**Exercise prompt:**
Your output is the lines from the first one to the one containing "counts = [18, 10, 8, 7, 6, 6, 3, 3, 3, 3]", repeated exactly, with images left out.

--- Start of Data excerpt ---

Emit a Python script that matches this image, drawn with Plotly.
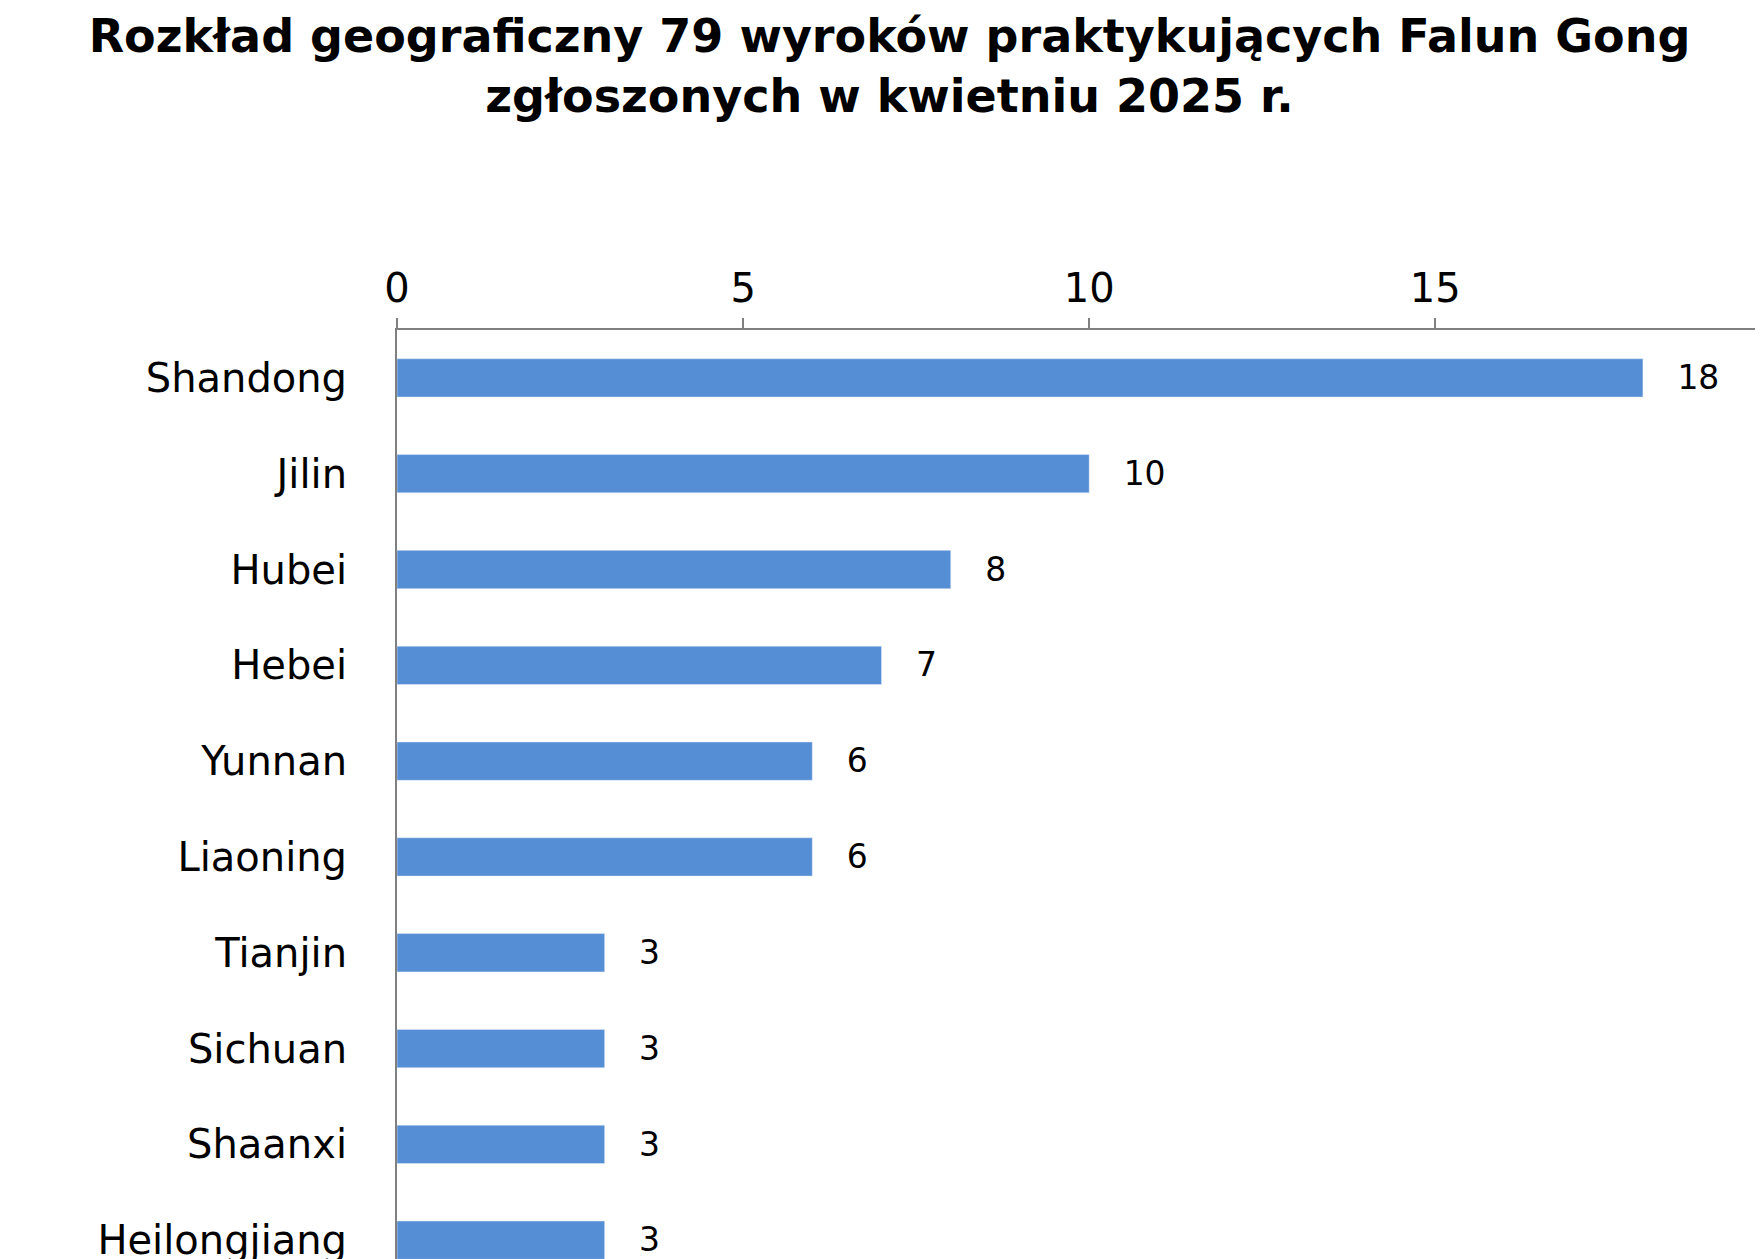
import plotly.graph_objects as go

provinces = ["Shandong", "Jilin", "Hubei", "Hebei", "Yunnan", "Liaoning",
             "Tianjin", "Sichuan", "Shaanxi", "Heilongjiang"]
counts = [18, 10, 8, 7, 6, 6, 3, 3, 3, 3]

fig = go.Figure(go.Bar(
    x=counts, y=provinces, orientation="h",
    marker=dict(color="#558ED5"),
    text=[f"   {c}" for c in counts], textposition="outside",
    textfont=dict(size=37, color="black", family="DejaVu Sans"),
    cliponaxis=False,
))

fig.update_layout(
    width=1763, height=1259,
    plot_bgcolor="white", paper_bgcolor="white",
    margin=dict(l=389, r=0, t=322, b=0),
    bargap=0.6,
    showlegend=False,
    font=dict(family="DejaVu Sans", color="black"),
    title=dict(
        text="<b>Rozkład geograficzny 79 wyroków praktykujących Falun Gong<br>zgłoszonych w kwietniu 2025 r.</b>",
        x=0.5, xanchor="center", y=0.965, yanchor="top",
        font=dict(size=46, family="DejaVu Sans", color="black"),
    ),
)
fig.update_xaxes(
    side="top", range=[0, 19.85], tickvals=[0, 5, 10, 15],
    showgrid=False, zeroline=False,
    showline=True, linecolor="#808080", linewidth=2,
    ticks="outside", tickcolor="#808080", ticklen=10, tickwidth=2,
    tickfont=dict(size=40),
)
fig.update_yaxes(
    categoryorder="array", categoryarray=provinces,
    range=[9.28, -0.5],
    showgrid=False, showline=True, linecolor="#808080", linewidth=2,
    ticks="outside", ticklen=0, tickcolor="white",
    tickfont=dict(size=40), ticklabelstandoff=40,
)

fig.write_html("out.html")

--- End of Data excerpt ---

**Complete response:**
Emit a Python script that matches this image, drawn with Plotly.
import plotly.graph_objects as go

provinces = ["Shandong", "Jilin", "Hubei", "Hebei", "Yunnan", "Liaoning",
             "Tianjin", "Sichuan", "Shaanxi", "Heilongjiang"]
counts = [18, 10, 8, 7, 6, 6, 3, 3, 3, 3]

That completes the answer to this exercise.